Continuing: "The traditional theory maintains, in short, that the wage bargains between the entrepreneurs and the workers determine the real wage ; so that, assuming free competition amongst employers and no restrictive combination amongst workers, the latter can, if they wish, bring their real wages into conformity with the marginal disutility of the amount of employment offered by the employers at that wage." Note the italics. Barring interference from the State--as for instance, raising the minimum wage would disallow laborers from working for less than the minimum--this is sound.

Then Keynes starts to get muddled by looking at the forest and forgetting that it is comprised of trees: "The classical conclusions are intended, it must be remembered, to apply to the whole body of labour and do not mean merely that a single individual can get employment by accepting a cut in money-wages which his fellows refuse." There is no such law which applies to the body of labor. All action occurs with individuals, and, to be more specific, at the margins. Employers do not say, "we shall raise employment by some quantity today" but rather ask, "shall we hire this person?" It is foolish to speak otherwise.
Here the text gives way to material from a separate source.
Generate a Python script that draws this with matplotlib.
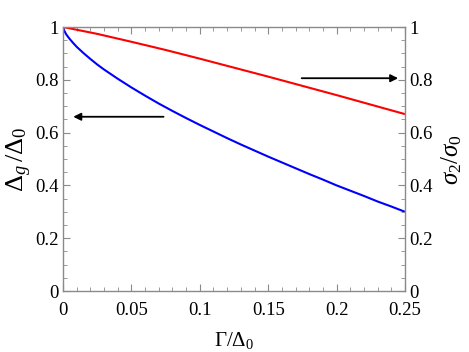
import numpy as np
import matplotlib
matplotlib.use("Agg")
import matplotlib.pyplot as plt
from matplotlib.ticker import MultipleLocator, FixedLocator

plt.rcParams['font.family'] = ['Liberation Serif', 'DejaVu Serif']
plt.rcParams['mathtext.fontset'] = 'custom'
plt.rcParams['mathtext.rm'] = 'Liberation Serif'
plt.rcParams['mathtext.it'] = 'Liberation Serif:italic'
plt.rcParams['mathtext.bf'] = 'Liberation Serif:bold'

# Data
gamma_blue = [0, 0.001, 0.0025, 0.005, 0.0075, 0.01, 0.015, 0.02, 0.025, 0.03,
              0.04, 0.05, 0.06, 0.07, 0.08, 0.09, 0.1, 0.11, 0.12, 0.13, 0.14,
              0.15, 0.16, 0.17, 0.18, 0.19, 0.2, 0.21, 0.22, 0.23, 0.24, 0.25]
gap_ratio = [1.0, 0.985, 0.971, 0.954, 0.939, 0.925, 0.901, 0.879, 0.858, 0.839,
             0.804, 0.771, 0.740, 0.710, 0.682, 0.655, 0.629, 0.604, 0.579, 0.555, 0.532,
             0.509, 0.487, 0.465, 0.443, 0.422, 0.400, 0.380, 0.360, 0.339, 0.320, 0.300]
gamma_red = [0, 0.025, 0.05, 0.075, 0.1, 0.125, 0.15, 0.175, 0.2, 0.225, 0.25]
sigma_ratio = [1.0, 0.974, 0.944, 0.913, 0.880, 0.846, 0.812, 0.777, 0.742, 0.706, 0.670]

x_ticks = [0, 0.05, 0.1, 0.15, 0.2, 0.25]
x_ticklabels = ['0', '0.05', '0.1', '0.15', '0.2', '0.25']
y_ticks = [0, 0.2, 0.4, 0.6, 0.8, 1.0]
y_ticklabels = ['0', '0.2', '0.4', '0.6', '0.8', '1']

fig = plt.figure(figsize=(4.69, 3.52), dpi=100)
ax = fig.add_axes([63/469, 1-291/352, (405-63)/469, (291-27)/352])

ax.plot(gamma_blue, gap_ratio, color='#0000ff', lw=1.5, solid_capstyle='butt')
ax.plot(gamma_red, sigma_ratio, color='#ff0000', lw=1.5, solid_capstyle='butt')

ax.set_xlim(0, 0.25)
ax.set_ylim(0, 1)

spine_col = '#8a8a8a'
for s in ax.spines.values():
    s.set_color(spine_col)
    s.set_linewidth(1.0)

ax.xaxis.set_major_locator(FixedLocator(x_ticks))
ax.set_xticklabels(x_ticklabels)
ax.xaxis.set_minor_locator(MultipleLocator(0.01))
ax.yaxis.set_major_locator(FixedLocator(y_ticks))
ax.set_yticklabels(y_ticklabels)
ax.yaxis.set_minor_locator(MultipleLocator(0.05))
ax.tick_params(which='both', direction='in', top=True, right=True, color=spine_col,
               labelsize=13.5, labelcolor='black', pad=3)
ax.tick_params(axis='x', which='both', pad=8)
ax.tick_params(which='major', length=5, width=0.8)
ax.tick_params(which='minor', length=3, width=0.6)

ax2 = ax.twinx()
ax2.set_ylim(0, 1)
ax2.yaxis.set_major_locator(FixedLocator(y_ticks))
ax2.set_yticklabels(y_ticklabels)
ax2.yaxis.set_minor_locator(MultipleLocator(0.05))
ax2.tick_params(which='both', direction='in', color=spine_col, labelsize=13.5, pad=3)
ax2.tick_params(which='major', length=5, width=0.8)
ax2.tick_params(which='minor', length=3, width=0.6)
for s in ax2.spines.values():
    s.set_visible(False)

ax.set_xlabel(r'$\mathit{\Gamma}/\Delta_{\mathit{0}}$', fontsize=15, labelpad=8)
ax.set_ylabel(r'$\Delta_{\mathit{g}}\,/\Delta_{\mathit{0}}$', fontsize=19, labelpad=1)
ax2.set_ylabel(r'$\mathit{\sigma}_{\mathit{2}}/\mathit{\sigma}_{\mathit{0}}$', fontsize=18,
               rotation=90, labelpad=5)

ax.annotate('', xy=(0.0075, 0.66), xytext=(0.0735, 0.66),
            arrowprops=dict(arrowstyle='-|>', color='black', lw=1.3,
                            mutation_scale=11, shrinkA=0, shrinkB=0))
ax.annotate('', xy=(0.245, 0.806), xytext=(0.1745, 0.806),
            arrowprops=dict(arrowstyle='-|>', color='black', lw=1.3,
                            mutation_scale=11, shrinkA=0, shrinkB=0))

fig.savefig('out.png', dpi=100)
More: "To sum up: there are two objections to the second postulate of the classical theory." We have explained the problems with the first, so we'll move to the second: "There may exist no expedient by which labour as a whole can reduce its real wage to a given figure by making revised money bargains with the entrepreneurs. This will be our contention." Again, labor does not act as a whole. Individual laborers may seek alternative employment should a change in conditions prove undesirable to them. I don't see how this can be disputed.